==== Collected material

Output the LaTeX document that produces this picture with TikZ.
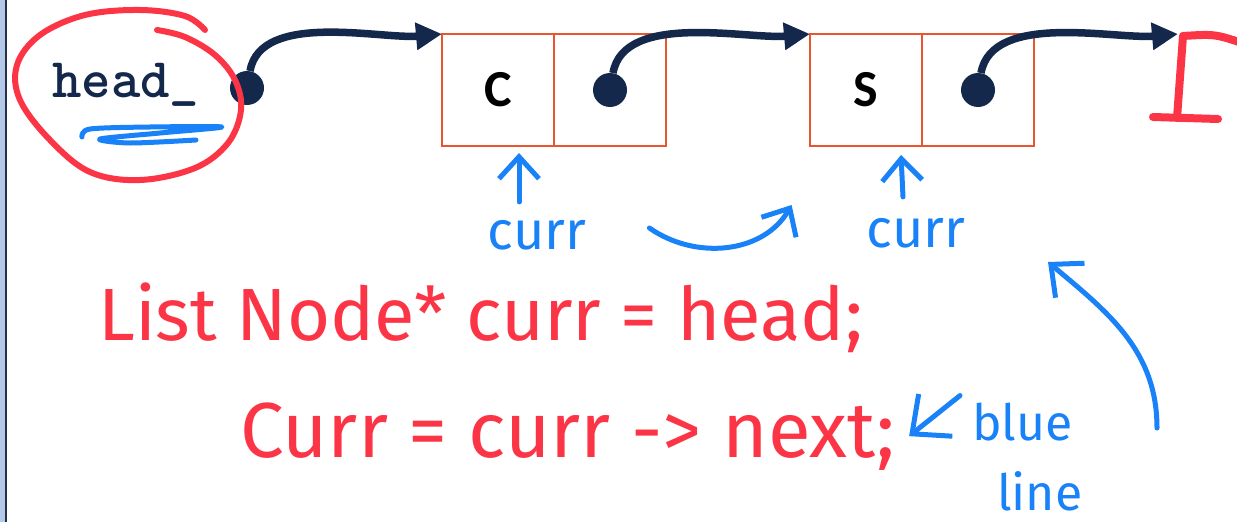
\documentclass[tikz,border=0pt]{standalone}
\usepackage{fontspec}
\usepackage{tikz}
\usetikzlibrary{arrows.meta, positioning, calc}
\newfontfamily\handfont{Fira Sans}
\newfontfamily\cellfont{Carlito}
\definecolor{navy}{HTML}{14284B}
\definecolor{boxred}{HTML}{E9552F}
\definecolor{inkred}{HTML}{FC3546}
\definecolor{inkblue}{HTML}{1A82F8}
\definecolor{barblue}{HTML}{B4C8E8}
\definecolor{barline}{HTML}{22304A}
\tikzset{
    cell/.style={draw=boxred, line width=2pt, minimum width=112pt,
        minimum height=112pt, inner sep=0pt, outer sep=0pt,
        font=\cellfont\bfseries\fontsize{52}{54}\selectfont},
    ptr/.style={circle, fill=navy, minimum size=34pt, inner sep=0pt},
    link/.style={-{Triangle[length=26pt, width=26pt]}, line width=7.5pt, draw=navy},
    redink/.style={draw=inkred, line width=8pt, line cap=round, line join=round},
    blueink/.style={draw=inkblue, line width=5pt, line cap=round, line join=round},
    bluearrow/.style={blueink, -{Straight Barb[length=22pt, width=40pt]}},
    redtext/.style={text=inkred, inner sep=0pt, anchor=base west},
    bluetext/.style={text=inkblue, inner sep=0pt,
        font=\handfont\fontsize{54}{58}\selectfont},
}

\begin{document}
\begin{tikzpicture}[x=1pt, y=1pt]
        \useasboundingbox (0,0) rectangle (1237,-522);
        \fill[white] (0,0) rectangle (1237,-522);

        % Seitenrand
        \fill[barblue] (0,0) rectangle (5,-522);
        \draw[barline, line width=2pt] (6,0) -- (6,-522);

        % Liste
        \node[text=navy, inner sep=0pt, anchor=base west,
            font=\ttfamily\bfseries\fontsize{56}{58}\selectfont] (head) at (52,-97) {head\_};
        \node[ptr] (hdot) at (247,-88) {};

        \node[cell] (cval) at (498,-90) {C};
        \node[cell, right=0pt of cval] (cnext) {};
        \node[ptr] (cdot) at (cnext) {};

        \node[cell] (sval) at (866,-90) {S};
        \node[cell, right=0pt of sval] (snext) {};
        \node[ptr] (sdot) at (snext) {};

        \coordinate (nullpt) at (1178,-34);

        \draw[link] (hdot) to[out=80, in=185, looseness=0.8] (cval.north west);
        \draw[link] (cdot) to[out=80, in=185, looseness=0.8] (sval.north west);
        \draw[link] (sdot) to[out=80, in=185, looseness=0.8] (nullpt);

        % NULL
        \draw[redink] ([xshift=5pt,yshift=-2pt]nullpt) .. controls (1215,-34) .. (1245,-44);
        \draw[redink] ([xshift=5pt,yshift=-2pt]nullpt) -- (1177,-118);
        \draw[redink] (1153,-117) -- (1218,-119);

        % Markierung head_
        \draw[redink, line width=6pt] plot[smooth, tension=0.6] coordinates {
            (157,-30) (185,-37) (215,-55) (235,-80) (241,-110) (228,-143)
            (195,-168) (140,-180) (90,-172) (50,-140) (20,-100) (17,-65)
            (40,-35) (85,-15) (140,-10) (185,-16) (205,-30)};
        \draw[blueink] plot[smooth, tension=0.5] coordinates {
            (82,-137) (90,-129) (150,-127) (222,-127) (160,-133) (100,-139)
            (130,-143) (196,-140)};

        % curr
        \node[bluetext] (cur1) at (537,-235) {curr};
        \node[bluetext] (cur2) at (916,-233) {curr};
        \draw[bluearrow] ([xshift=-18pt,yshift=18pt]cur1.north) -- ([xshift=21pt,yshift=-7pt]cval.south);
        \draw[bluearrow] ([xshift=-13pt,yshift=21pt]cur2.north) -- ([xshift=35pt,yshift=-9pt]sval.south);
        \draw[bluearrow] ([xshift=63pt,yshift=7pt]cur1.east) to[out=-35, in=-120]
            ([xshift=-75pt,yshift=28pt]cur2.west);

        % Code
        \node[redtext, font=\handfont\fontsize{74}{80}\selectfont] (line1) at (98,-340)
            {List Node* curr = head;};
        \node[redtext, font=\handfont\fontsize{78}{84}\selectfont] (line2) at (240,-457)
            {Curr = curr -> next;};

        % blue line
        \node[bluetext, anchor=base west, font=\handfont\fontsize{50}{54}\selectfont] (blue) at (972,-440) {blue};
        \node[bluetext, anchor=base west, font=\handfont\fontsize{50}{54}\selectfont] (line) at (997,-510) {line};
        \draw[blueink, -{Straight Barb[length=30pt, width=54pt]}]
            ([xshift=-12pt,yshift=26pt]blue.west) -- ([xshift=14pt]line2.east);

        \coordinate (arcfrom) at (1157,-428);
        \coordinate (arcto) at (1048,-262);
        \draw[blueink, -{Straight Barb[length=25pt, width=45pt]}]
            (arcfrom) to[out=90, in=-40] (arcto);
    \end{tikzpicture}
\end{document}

========

*Exercise prompt*. Reproduce only the lines from the beginning of the data through the line that contains "(cdot) at (cnext)", both included, and please drop the pictures.

*Solution to this task*.
Output the LaTeX document that produces this picture with TikZ.
\documentclass[tikz,border=0pt]{standalone}
\usepackage{fontspec}
\usepackage{tikz}
\usetikzlibrary{arrows.meta, positioning, calc}
\newfontfamily\handfont{Fira Sans}
\newfontfamily\cellfont{Carlito}
\definecolor{navy}{HTML}{14284B}
\definecolor{boxred}{HTML}{E9552F}
\definecolor{inkred}{HTML}{FC3546}
\definecolor{inkblue}{HTML}{1A82F8}
\definecolor{barblue}{HTML}{B4C8E8}
\definecolor{barline}{HTML}{22304A}
\tikzset{
    cell/.style={draw=boxred, line width=2pt, minimum width=112pt,
        minimum height=112pt, inner sep=0pt, outer sep=0pt,
        font=\cellfont\bfseries\fontsize{52}{54}\selectfont},
    ptr/.style={circle, fill=navy, minimum size=34pt, inner sep=0pt},
    link/.style={-{Triangle[length=26pt, width=26pt]}, line width=7.5pt, draw=navy},
    redink/.style={draw=inkred, line width=8pt, line cap=round, line join=round},
    blueink/.style={draw=inkblue, line width=5pt, line cap=round, line join=round},
    bluearrow/.style={blueink, -{Straight Barb[length=22pt, width=40pt]}},
    redtext/.style={text=inkred, inner sep=0pt, anchor=base west},
    bluetext/.style={text=inkblue, inner sep=0pt,
        font=\handfont\fontsize{54}{58}\selectfont},
}

\begin{document}
\begin{tikzpicture}[x=1pt, y=1pt]
        \useasboundingbox (0,0) rectangle (1237,-522);
        \fill[white] (0,0) rectangle (1237,-522);

        % Seitenrand
        \fill[barblue] (0,0) rectangle (5,-522);
        \draw[barline, line width=2pt] (6,0) -- (6,-522);

        % Liste
        \node[text=navy, inner sep=0pt, anchor=base west,
            font=\ttfamily\bfseries\fontsize{56}{58}\selectfont] (head) at (52,-97) {head\_};
        \node[ptr] (hdot) at (247,-88) {};

        \node[cell] (cval) at (498,-90) {C};
        \node[cell, right=0pt of cval] (cnext) {};
        \node[ptr] (cdot) at (cnext) {};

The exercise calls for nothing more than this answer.